Effets juridiques de la déchéance d’autorité parentale

La déchéance d’autorité parentale entraîne des conséquences juridiques lourdes pour le parent concerné et l’enfant. Elle emporte la perte de l’ensemble des droits et devoirs attachés à l’autorité parentale :

  • Perte du droit de garde et d’hébergement de l’enfant
  • Impossibilité de prendre des décisions concernant l’éducation, la santé ou l’orientation de l’enfant
  • Perte du droit de consentir au mariage ou à l’émancipation du mineur
  • Extinction de l’obligation alimentaire réciproque

La déchéance a un effet immédiat dès le prononcé du jugement définitif. Elle s’applique à tous les enfants mineurs du parent concerné, y compris ceux nés postérieurement à la décision.

Sur le plan patrimonial, le parent déchu perd l’administration légale des biens de l’enfant. Un tuteur doit être désigné pour gérer le patrimoine du mineur.

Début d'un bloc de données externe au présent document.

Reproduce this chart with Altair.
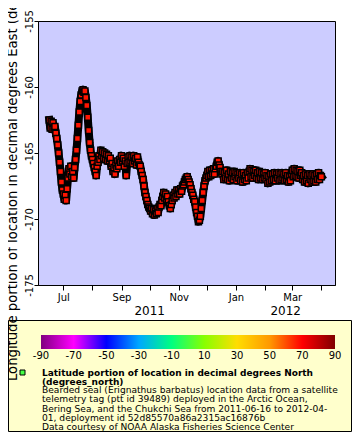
import altair as alt
import pandas as pd

FONT = "DejaVu Sans"

# ---- data ----
START_DATE = "2011-06-16"
lon_values = [
    -162.5, -163.1, -162.6, -163.2, -162.7, -163.1, -163.0, -163.5, -163.9, -164.4,
    -165.0, -165.7, -166.4, -167.2, -167.8, -168.1, -168.5, -168.2, -168.6, -167.7,
    -166.9, -166.2, -166.6, -166.0, -166.8, -166.4, -166.9, -166.1, -165.5, -164.8,
    -163.9, -162.9, -161.9, -161.1, -160.6, -160.3, -160.2, -160.4, -160.3, -160.8,
    -161.4, -162.3, -163.3, -164.2, -164.8, -165.2, -165.5, -165.8, -166.1, -166.4,
    -166.7, -166.0, -165.7, -165.2, -165.5, -164.8, -165.2, -164.9, -165.4, -165.0,
    -165.5, -165.1, -165.6, -165.2, -165.6, -165.4, -166.0, -165.8, -166.4, -166.1,
    -166.6, -165.9, -166.2, -165.6, -166.0, -165.5, -165.7, -165.2, -165.6, -165.4,
    -166.0, -165.6, -166.7, -165.8, -165.3, -165.7, -165.2, -165.6, -165.3, -165.8,
    -165.2, -165.6, -165.4, -165.9, -165.3, -165.7, -165.9, -166.0, -166.4, -166.7,
    -167.0, -167.5, -168.0, -168.3, -168.6, -168.9, -169.1, -169.2, -169.4, -169.2,
    -169.6, -169.3, -169.7, -169.4, -169.6, -169.2, -169.5, -169.1, -168.9, -169.0,
    -168.6, -168.3, -168.0, -168.4, -168.1, -168.5, -168.3, -168.7, -169.0, -169.2,
    -168.9, -168.6, -168.2, -168.4, -168.0, -168.3, -167.8, -168.1, -167.8, -168.1,
    -167.7, -167.9, -167.5, -167.4, -167.2, -167.0, -166.9, -166.8, -167.0, -167.2,
    -167.4, -167.7, -168.0, -168.2, -168.5, -168.7, -169.1, -169.5, -169.8, -170.2,
    -170.1, -169.8, -169.2, -168.6, -168.0, -167.5, -167.1, -166.9, -166.7, -166.4,
    -166.8, -166.3, -166.7, -166.3, -166.6, -166.2, -166.6, -166.2, -166.0, -165.7,
    -165.6, -165.9, -166.1, -166.4, -166.6, -166.4, -167.0, -166.5, -166.9, -166.3,
    -167.0, -166.6, -167.1, -166.4, -166.9, -166.5, -167.0, -166.4, -166.8, -166.5,
    -167.1, -166.6, -166.9, -166.5, -167.1, -166.6, -167.2, -166.5, -167.0, -166.7,
    -167.1, -166.5, -166.9, -166.4, -166.2, -166.8, -166.3, -166.9, -166.4, -166.7,
    -166.3, -166.9, -166.5, -167.0, -166.4, -166.9, -166.5, -167.0, -166.6, -166.9,
    -166.5, -167.0, -166.7, -167.3, -166.8, -167.2, -166.6, -167.1, -166.6, -167.0,
    -166.5, -167.1, -166.6, -166.9, -166.5, -167.1, -166.6, -167.0, -166.5, -166.9,
    -166.6, -167.1, -166.5, -167.0, -166.7, -167.2, -166.8, -167.1, -166.6, -166.3,
    -166.8, -166.2, -166.7, -166.3, -166.8, -166.4, -166.9, -166.3, -166.7, -166.5,
    -167.0, -166.7, -167.2, -166.6, -167.1, -166.7, -167.3, -166.6, -167.0, -166.7,
    -167.2, -166.6, -167.1, -166.7, -167.2, -166.6, -167.0, -166.5, -167.0, -166.7,
    -166.8,
]

month_tick_dates = [
    "2011-07-01", "2011-08-01", "2011-09-01", "2011-10-01", "2011-11-01",
    "2011-12-01", "2012-01-01", "2012-02-01", "2012-03-01", "2012-04-01",
]
year_labels = ["2011", "2012"]
year_label_dates = ["2011-10-01", "2012-02-23"]
y_ticks = [-175, -170, -165, -160, -155]

cbar_stops = [-90, -70, -50, -30, -10, 10, 30, 50, 70, 90]
cbar_colors = ["#800080", "#ff00ff", "#0000ff", "#00a8ff", "#00ff80",
               "#88ff00", "#ffdd00", "#ff9900", "#ff0000", "#800000"]

y_title = "Longitude portion of location in decimal degrees East (degrees_east)"
legend_bold = [
    "Latitude portion of location in decimal degrees North",
    "(degrees_north)",
]
legend_lines = [
    "Bearded seal (Erignathus barbatus) location data from a satellite",
    "telemetry tag (ptt id 39489) deployed in the Arctic Ocean,",
    "Bering Sea, and the Chukchi Sea from 2011-06-16 to 2012-04-",
    "01, deployment id 52d85570a86a2315ac16876b",
    "Data courtesy of NOAA Alaska Fisheries Science Center",
]

# ---- build tables ----
dates = pd.date_range(START_DATE, periods=len(lon_values), freq="D").strftime("%Y-%m-%d").tolist()
track_df = pd.DataFrame({"time": dates, "lon": lon_values})
cbar_df = pd.DataFrame({"v": cbar_stops, "label": [str(v) for v in cbar_stops]})
one = pd.DataFrame({"k": [0]})


def utc_dt(s):
    y, m, d = (int(p) for p in s.split("-"))
    return alt.DateTime(year=y, month=m, date=d, utc=True)


x_domain = [alt.DateTime(year=2011, month=6, date=4, utc=True),
            alt.DateTime(year=2012, month=4, date=15, hours=12, utc=True)]
cbar_domain = [-91.84, 90]

box = alt.Chart(one).mark_rect(fill="#ffffcc", stroke="black", strokeWidth=1).encode(
    x=alt.value(-29.5), x2=alt.value(313.5), y=alt.value(299.5), y2=alt.value(410.5)
)

x_enc = alt.X("time:T", scale=alt.Scale(type="utc", domain=x_domain),
              axis=alt.Axis(values=[utc_dt(s) for s in month_tick_dates],
                            labelExpr="utcmonth(datum.value) % 2 == 0 ? utcFormat(datum.value, '%b') : ''",
                            title=None, grid=False, tickSize=5, tickColor="black",
                            domainColor="black", labelColor="black", labelFont=FONT,
                            labelFontSize=10, labelPadding=2, labelFlush=False,
                            labelOverlap=False, orient="bottom"))
y_enc = alt.Y("lon:Q", scale=alt.Scale(domain=[-175, -155], nice=False, zero=False),
              axis=alt.Axis(values=y_ticks, labelExpr="datum.value + ''",
                            labelAngle=270, labelAlign="center", labelBaseline="alphabetic",
                            labelPadding=1.5, tickSize=4, tickColor="black",
                            domainColor="black", labelColor="black", labelFont=FONT,
                            labelFontSize=10, grid=False, labelFlush=False, labelOverlap=False,
                            title=y_title, titleAngle=270, titleX=-21.5, titleY=132,
                            titleAlign="center", titleBaseline="alphabetic",
                            titleFont=FONT, titleFontSize=13.2, titleFontWeight="normal",
                            titleColor="black", zindex=1))

track_band = alt.Chart(track_df).mark_line(
    color="black", strokeWidth=8, strokeJoin="round", strokeCap="square"
).encode(x=x_enc, y=y_enc)

track = alt.Chart(track_df).mark_square(
    size=36, filled=True, fill="#ff1400", stroke="black", strokeWidth=1.5, opacity=1
).encode(x=x_enc, y=y_enc)

track_layer = alt.layer(track_band, track)

years = alt.Chart(pd.DataFrame({"d": year_label_dates, "t": year_labels})).mark_text(
    font=FONT, fontSize=12, align="center", baseline="alphabetic", color="black"
).encode(
    x=alt.X("d:T", scale=alt.Scale(type="utc", domain=x_domain), axis=None),
    y=alt.value(294),
    text="t:N",
)

gradient = alt.LinearGradient(
    gradient="linear",
    stops=[alt.GradientStop(color=c, offset=(v - cbar_stops[0]) / (cbar_stops[-1] - cbar_stops[0]))
           for v, c in zip(cbar_stops, cbar_colors)],
    x1=0, x2=1, y1=0, y2=0,
)
cbar = alt.Chart(pd.DataFrame({"lo": [cbar_stops[0]], "hi": [cbar_stops[-1]]})).mark_rect(
    fill=gradient
).encode(
    x=alt.X("lo:Q", scale=alt.Scale(domain=cbar_domain, nice=False, zero=False), axis=None),
    x2="hi:Q",
    y=alt.value(314), y2=alt.value(328),
)

cbar_labels = alt.Chart(cbar_df).mark_text(
    font=FONT, fontSize=10, align="center", baseline="alphabetic", color="black"
).encode(
    x=alt.X("v:Q", scale=alt.Scale(domain=cbar_domain, nice=False, zero=False), axis=None),
    y=alt.value(337.5),
    text="label:N",
)

marker = alt.Chart(one).mark_square(
    size=25, filled=True, fill="#44ff44", stroke="black", strokeWidth=1, opacity=1
).encode(x=alt.value(-15.5), y=alt.value(351.5))

bold_text = alt.Chart(one).mark_text(
    font=FONT, fontSize=9, fontWeight="bold", align="left", baseline="alphabetic",
    lineHeight=9, color="black"
).encode(x=alt.value(4), y=alt.value(354.5), text=alt.value(legend_bold))

body_text = alt.Chart(one).mark_text(
    font=FONT, fontSize=9.1, align="left", baseline="alphabetic", lineHeight=9.2, color="black"
).encode(x=alt.value(4), y=alt.value(372.3), text=alt.value(legend_lines))

chart = alt.layer(box, track_layer, years, cbar, cbar_labels, marker, bold_text, body_text).resolve_scale(
    x="independent"
).resolve_axis(x="independent").properties(
    width=297, height=264,
    autosize=alt.AutoSizeParams(type="none"),
    padding={"left": 30, "top": 13, "right": 17, "bottom": 147},
    background="white",
).configure_view(fill="#ccccff", stroke="black", strokeWidth=1)

chart.save("out.html", embed_options={"renderer": "svg", "actions": False})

Il est important de souligner que la déchéance n’efface pas le lien de filiation. L’enfant conserve son nom et ses droits successoraux. De même, le parent déchu reste tenu de contribuer à l’entretien et à l’éducation de l’enfant, sauf décision contraire du juge.

Conséquences sur l’exercice de l’autorité parentale

En cas de déchéance d’un seul parent, l’autorité parentale est exercée exclusivement par l’autre parent. Si les deux parents sont déchus, un tuteur est désigné pour l’enfant, selon les règles de droit commun de la tutelle des mineurs.

Dans certains cas, le juge peut décider de maintenir un droit de visite ou de correspondance au profit du parent déchu, si l’intérêt de l’enfant le justifie. Cette décision est prise au cas par cas, en fonction des circonstances de l’espèce.

Enjeux et controverses autour de la déchéance d’autorité parentale

La déchéance d’autorité parentale pour cause criminelle soulève des débats importants, tant sur le plan juridique qu’éthique. Plusieurs enjeux majeurs peuvent être identifiés :

  • La protection de l’intérêt supérieur de l’enfant
  • Le respect du droit à la vie familiale
  • L’équilibre entre sanction pénale et maintien des liens familiaux
  • Les effets à long terme sur le développement de l’enfant

Les défenseurs de cette mesure soulignent son caractère indispensable pour protéger les enfants victimes de crimes graves commis par leurs parents. Ils arguent que dans certaines situations, la rupture du lien juridique est nécessaire pour permettre à l’enfant de se reconstruire.

À l’inverse, les critiques pointent le caractère définitif et parfois disproportionné de la déchéance. Ils plaident pour des mesures plus souples, permettant une réévaluation périodique de la situation. Certains s’inquiètent également des effets psychologiques à long terme sur l’enfant, privé définitivement d’un de ses parents.

La question de la réhabilitation du parent déchu fait également débat. Certains estiment qu’une procédure de rétablissement dans l’autorité parentale devrait être prévue, sous conditions strictes, pour les cas où le parent aurait démontré une évolution positive.

Perspectives d’évolution

Face à ces enjeux, des réflexions sont menées pour faire évoluer le dispositif de déchéance d’autorité parentale. Plusieurs pistes sont explorées :

  • L’introduction d’une gradation dans les sanctions, avec des mesures intermédiaires avant la déchéance totale
  • La mise en place d’un suivi renforcé des familles concernées
  • L’amélioration de l’accompagnement psychologique des enfants
  • La création d’une procédure de réexamen périodique de la situation

Ces évolutions potentielles visent à concilier la nécessaire protection de l’enfant avec le maintien, lorsque c’est possible, d’un lien minimal avec le parent fautif.

La déchéance d’autorité parentale : une mesure d’exception au service de l’intérêt de l’enfant

La déchéance d’autorité parentale pour cause criminelle constitue une mesure d’exception dans notre arsenal juridique. Son caractère radical en fait un instrument de dernier recours, utilisé uniquement dans les situations les plus graves où l’intérêt de l’enfant commande une rupture définitive du lien juridique avec le parent fautif.

Si cette sanction soulève des débats légitimes, elle reste un outil indispensable pour protéger les enfants victimes de crimes particulièrement odieux. Son prononcé par le juge pénal s’inscrit dans une démarche globale de protection de l’enfance, articulée avec d’autres dispositifs d’accompagnement social et psychologique.

L’évolution de la société et de notre compréhension des enjeux liés au développement de l’enfant pourrait amener à faire évoluer ce dispositif dans les années à venir. L’objectif sera de trouver un équilibre subtil entre la nécessaire sanction des comportements criminels graves et la préservation, lorsque c’est possible, d’un lien minimal entre l’enfant et son parent.

En définitive, la déchéance d’autorité parentale pour cause criminelle illustre toute la complexité des situations familiales auxquelles le droit est confronté. Elle rappelle que derrière les concepts juridiques se cachent des drames humains qui appellent une réponse à la fois ferme et nuancée de la part de la justice.